In an exciting new development, Summer 2023 marks our first high-enrollment online summer course, the popular NWMEDIA 151AC: Transforming Tech: Issues and Interventions in Silicon Valley with Matthew Berry. The appetite for this course has been immense and the entire 200 person course filled within weeks of open enrollment!
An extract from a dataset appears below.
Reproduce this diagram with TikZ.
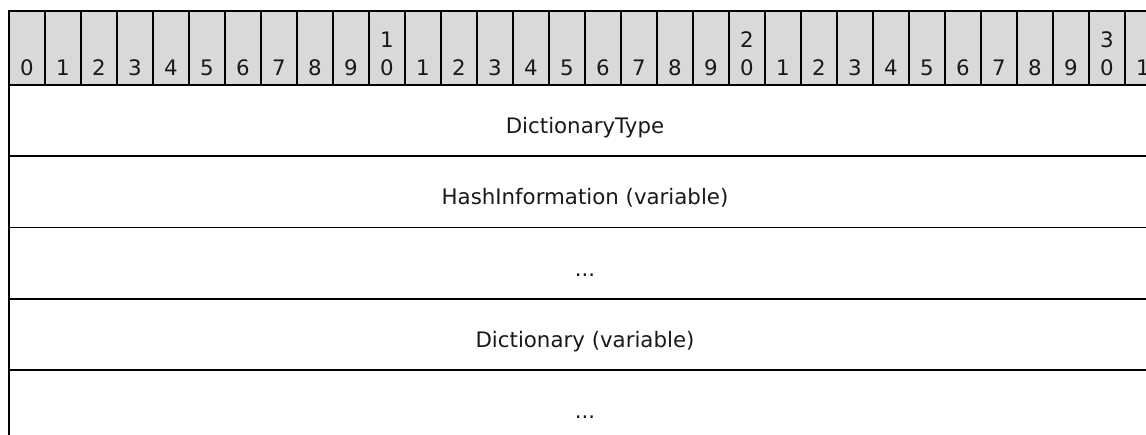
\documentclass[tikz,border=0pt]{standalone}
\usepackage{fontspec}
\setmainfont{DejaVu Sans}
\definecolor{hdr}{HTML}{D9D9D9}
\begin{document}
\begin{tikzpicture}[x=0.75pt,y=-0.75pt,line width=1.2pt,
  lbl/.style={font=\fontsize{16}{19}\selectfont,inner sep=0pt,text=black!90,anchor=base},
  bitcell/.style={draw=black,fill=hdr},
  rowline/.style={draw=black,line width=1.3pt}]
\useasboundingbox (0,0) rectangle (1146,435);
\begin{scope}
\clip (0,0) rectangle (1146,435);
\foreach \i in {0,...,31} {
  \pgfmathtruncatemacro{\r}{mod(\i,10)}
  \pgfmathtruncatemacro{\t}{\i/10}
  \draw[bitcell] ({9+36*\i},11) rectangle ({45+36*\i},85);
  \node[lbl] (b\i) at ({27+36*\i},76) {\r};
  \ifnum\r=0 \ifnum\i>0
    \node[lbl] (t\i) at ({27+36*\i},48) {\t};
  \fi\fi
}
\coordinate (tl) at (9,85);
\coordinate (bl) at (9,441);
\draw[rowline] (tl) -- (bl);
\foreach \y [count=\k] in {156,227.5,299,370} {
  \coordinate (l\k) at (9,\y);
  \coordinate (r\k) at (1161,\y);
  \draw[rowline] (l\k) -- (r\k);
}
\node[lbl] (f1) at (585,133.5) {DictionaryType};
\node[lbl] (f2) at (585,204.5) {HashInformation (variable)};
\node[lbl] (f3) at (585,276) {...};
\node[lbl] (f4) at (585,347.5) {Dictionary (variable)};
\node[lbl] (f5) at (585,418.5) {...};
\end{scope}
\end{tikzpicture}
\end{document}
Our aim of accelerating peer learning experiences through our undergraduate research fellowship has once again proven successful, pairing undergraduates with graduates who can mentor them on research practices (here and here). This year, we were able to pair seven undergraduates with graduates working on trans theatrical voices in Japan, identifying misinformation, sonic representations, mapping Pacific Islander filmmakers, architecture databases, hybrid learning environments, immersive virtual environments, and design collaboration tools!

We also moved back into the BCNM Commons (340 Moffitt) for our classes from our temporary space in Hearst! It's exciting to be back in the center of campus!


We had a stellar year for public programs, offering 12 events and serving over 2,000 people. These events define important and unexpected directions of research for new media scholars, engineers, artists, and policymakers, featuring a diverse range of speakers — eleven of our fourteen programs featured keynote speakers of color.

Our Indigenous Technologies public programs built on its successes, drawing attention to historical technological achievements of Indigenous groups and the potential for future technologies to be informed by Indigenous thinking. This program continues its outreach through the work of Sierra Edd, our Indigenous Technologies Coordinator, Clancy Wilmott’s Rematriating the Map project, and Kimiko Ryokai’s project strengthens ties to Cafe Ohlone on campus.

We also offered our AAPI Hollywood Internships panel in February, to coincide with the launch of our AAPI Media Creatives Fellowship! Our first student, Minh Anh Van was selected and will be interning and working with mentors Jason Lin, Laura Reddy, and Lacy Lew Nguyen Wright in Summer 2023. You can donate to the program here.

Perhaps most exciting of all, however, is that Raphael Cohen has joined the team as our new Events Coordinator! He was thrown into the thick of things in February and has been an invaluable asset. Look out for him more in the coming year!